Lufthansa Group (DLAKF,DLAKY) reported that its net Group result for the year 2018 declined to 2.2 billion euros from the prior year's 2.3 billion euros.

The Adjusted EBIT for the year of around 2.8 billion euros was only slightly below the record 3.0 billion euros of the previous year, despite an increase of some 850 million euros in fuel costs and 518 million euros of expenses incurred through delays and cancellations. In addition, the Eurowings result was burdened by some 170 million euros one-off costs related to the integration of parts of the former Air Berlin fleet.

Adjusted EBIT was affected by a change in the accounting of engine overhauls, which increased Adjusted EBIT for 2018 by 122 million euros and decreased Adjusted EBIT for 2017 by 4 million euros. Without this accounting change, Adjusted EBIT for 2018 would have amounted to 2.7 billion euros.

Total Group revenues for 2018 were a six-percent increase on the previous year. Burdened by the first-time application of the IFRS 15 accounting standard, total revenues were one percent up on 2017, at 35.8 billion euros.

Unit revenues adjusted for the first-time adoption of IFRS 15 and currency effects declined 0.5 percent for 2018 owing to lower unit revenues at Eurowings. Unit revenues were slightly above their prior-year level at the Group's Network Airlines, where higher unit revenues on long-haul routes (over the North Atlantic and to and from Asia) more than made up for lower short-haul unit revenues, especially in the second half of the year.

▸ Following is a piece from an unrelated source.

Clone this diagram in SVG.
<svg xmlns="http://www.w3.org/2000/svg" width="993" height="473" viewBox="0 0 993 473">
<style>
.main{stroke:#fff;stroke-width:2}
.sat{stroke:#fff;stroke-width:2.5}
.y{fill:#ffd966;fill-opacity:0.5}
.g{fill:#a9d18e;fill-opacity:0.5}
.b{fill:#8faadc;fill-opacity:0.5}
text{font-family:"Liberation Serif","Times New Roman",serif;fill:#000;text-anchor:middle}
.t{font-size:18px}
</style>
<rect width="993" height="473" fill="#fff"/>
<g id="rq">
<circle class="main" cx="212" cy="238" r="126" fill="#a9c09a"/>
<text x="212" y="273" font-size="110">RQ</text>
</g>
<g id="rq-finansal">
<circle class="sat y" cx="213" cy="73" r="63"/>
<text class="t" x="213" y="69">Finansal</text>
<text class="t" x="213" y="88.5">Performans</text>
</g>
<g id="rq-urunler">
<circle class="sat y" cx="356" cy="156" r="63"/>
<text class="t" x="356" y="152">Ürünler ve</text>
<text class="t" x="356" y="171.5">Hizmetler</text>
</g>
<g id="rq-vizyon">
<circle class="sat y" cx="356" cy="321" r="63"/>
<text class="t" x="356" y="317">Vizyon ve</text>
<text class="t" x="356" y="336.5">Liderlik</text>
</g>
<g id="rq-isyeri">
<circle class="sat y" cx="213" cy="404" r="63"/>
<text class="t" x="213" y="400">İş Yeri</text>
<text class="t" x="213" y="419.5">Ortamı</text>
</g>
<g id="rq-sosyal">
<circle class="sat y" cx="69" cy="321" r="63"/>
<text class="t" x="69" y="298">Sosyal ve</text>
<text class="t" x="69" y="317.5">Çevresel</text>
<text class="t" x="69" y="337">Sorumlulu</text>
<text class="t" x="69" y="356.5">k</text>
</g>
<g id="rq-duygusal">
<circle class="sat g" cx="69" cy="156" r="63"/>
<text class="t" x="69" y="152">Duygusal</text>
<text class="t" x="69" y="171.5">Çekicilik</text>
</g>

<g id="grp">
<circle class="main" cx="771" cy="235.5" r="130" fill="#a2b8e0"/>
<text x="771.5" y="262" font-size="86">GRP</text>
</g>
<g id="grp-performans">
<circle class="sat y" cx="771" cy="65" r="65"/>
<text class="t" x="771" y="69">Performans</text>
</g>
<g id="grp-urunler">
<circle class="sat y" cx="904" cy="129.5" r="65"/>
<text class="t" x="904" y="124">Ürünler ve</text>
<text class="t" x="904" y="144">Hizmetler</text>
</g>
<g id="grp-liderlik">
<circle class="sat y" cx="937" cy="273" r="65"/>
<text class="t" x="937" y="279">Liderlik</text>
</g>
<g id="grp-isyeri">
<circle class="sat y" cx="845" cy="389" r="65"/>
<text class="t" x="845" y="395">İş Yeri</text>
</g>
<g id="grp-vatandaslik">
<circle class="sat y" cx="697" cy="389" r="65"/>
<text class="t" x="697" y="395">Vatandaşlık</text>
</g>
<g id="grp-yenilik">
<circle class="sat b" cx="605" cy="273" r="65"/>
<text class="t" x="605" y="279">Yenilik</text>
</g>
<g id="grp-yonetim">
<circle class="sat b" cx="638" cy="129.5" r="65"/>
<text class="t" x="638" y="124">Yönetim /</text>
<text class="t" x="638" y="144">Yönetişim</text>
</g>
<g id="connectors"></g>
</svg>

"In view of these favorable results, which were achieved in a challenging market environment, we will propose to the 2019 Annual General Meeting that a stable dividend of 80 cents per share be distributed for the 2018 financial year," said Ulrik Svensson, Chief Financial Officer of Deutsche Lufthansa AG.

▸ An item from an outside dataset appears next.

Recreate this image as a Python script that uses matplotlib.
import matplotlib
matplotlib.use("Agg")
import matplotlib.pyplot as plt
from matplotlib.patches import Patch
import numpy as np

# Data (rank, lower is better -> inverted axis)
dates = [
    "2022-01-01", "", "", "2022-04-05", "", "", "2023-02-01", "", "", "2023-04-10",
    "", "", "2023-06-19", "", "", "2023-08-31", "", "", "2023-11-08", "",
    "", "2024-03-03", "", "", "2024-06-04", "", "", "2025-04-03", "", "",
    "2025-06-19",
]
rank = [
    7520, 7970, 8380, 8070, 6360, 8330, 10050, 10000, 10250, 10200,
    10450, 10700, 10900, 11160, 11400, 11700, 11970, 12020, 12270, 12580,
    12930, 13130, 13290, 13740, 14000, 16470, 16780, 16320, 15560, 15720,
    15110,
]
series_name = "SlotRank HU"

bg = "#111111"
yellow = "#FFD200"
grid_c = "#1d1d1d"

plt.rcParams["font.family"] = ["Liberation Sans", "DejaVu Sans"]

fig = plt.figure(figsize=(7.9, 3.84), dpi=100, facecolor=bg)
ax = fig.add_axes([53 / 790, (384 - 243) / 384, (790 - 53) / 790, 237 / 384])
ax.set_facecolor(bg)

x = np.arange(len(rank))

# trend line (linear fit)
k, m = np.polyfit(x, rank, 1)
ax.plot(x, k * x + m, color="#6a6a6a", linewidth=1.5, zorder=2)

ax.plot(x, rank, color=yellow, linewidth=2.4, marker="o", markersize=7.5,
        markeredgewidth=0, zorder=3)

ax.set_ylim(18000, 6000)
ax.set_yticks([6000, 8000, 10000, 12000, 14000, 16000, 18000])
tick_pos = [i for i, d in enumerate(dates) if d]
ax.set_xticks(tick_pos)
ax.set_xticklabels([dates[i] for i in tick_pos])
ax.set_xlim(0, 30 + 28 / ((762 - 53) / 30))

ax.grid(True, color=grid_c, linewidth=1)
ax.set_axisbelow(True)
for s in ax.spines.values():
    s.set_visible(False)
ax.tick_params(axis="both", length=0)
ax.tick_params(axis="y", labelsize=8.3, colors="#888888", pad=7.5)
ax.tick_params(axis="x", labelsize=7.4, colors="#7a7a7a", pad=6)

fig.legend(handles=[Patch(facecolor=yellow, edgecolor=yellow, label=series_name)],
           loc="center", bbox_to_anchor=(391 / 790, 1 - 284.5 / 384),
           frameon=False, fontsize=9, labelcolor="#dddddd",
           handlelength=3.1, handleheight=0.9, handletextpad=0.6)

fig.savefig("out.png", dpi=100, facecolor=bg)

The Lufthansa Group said it will be focusing in 2019 on achieving sustainable quality growth. Therefore, the Group is further reducing the capacity growth for its airlines for the upcoming summer to 1.9 percent. Despite this, the Group expects to report mid-single-digit percentage annual revenue growth.

Cost reductions will make a sizeable contribution to offsetting the EUR 650 million of additional costs that are expected to be incurred by the airlines owing to higher fuel costs. Overall, the Group expects to post an Adjusted EBIT margin for the year of between 6.5 and 8.0 percent. Eurowings is expected to achieve a breakeven Adjusted EBIT, which would be a substantial improvement on its 2018 earnings result.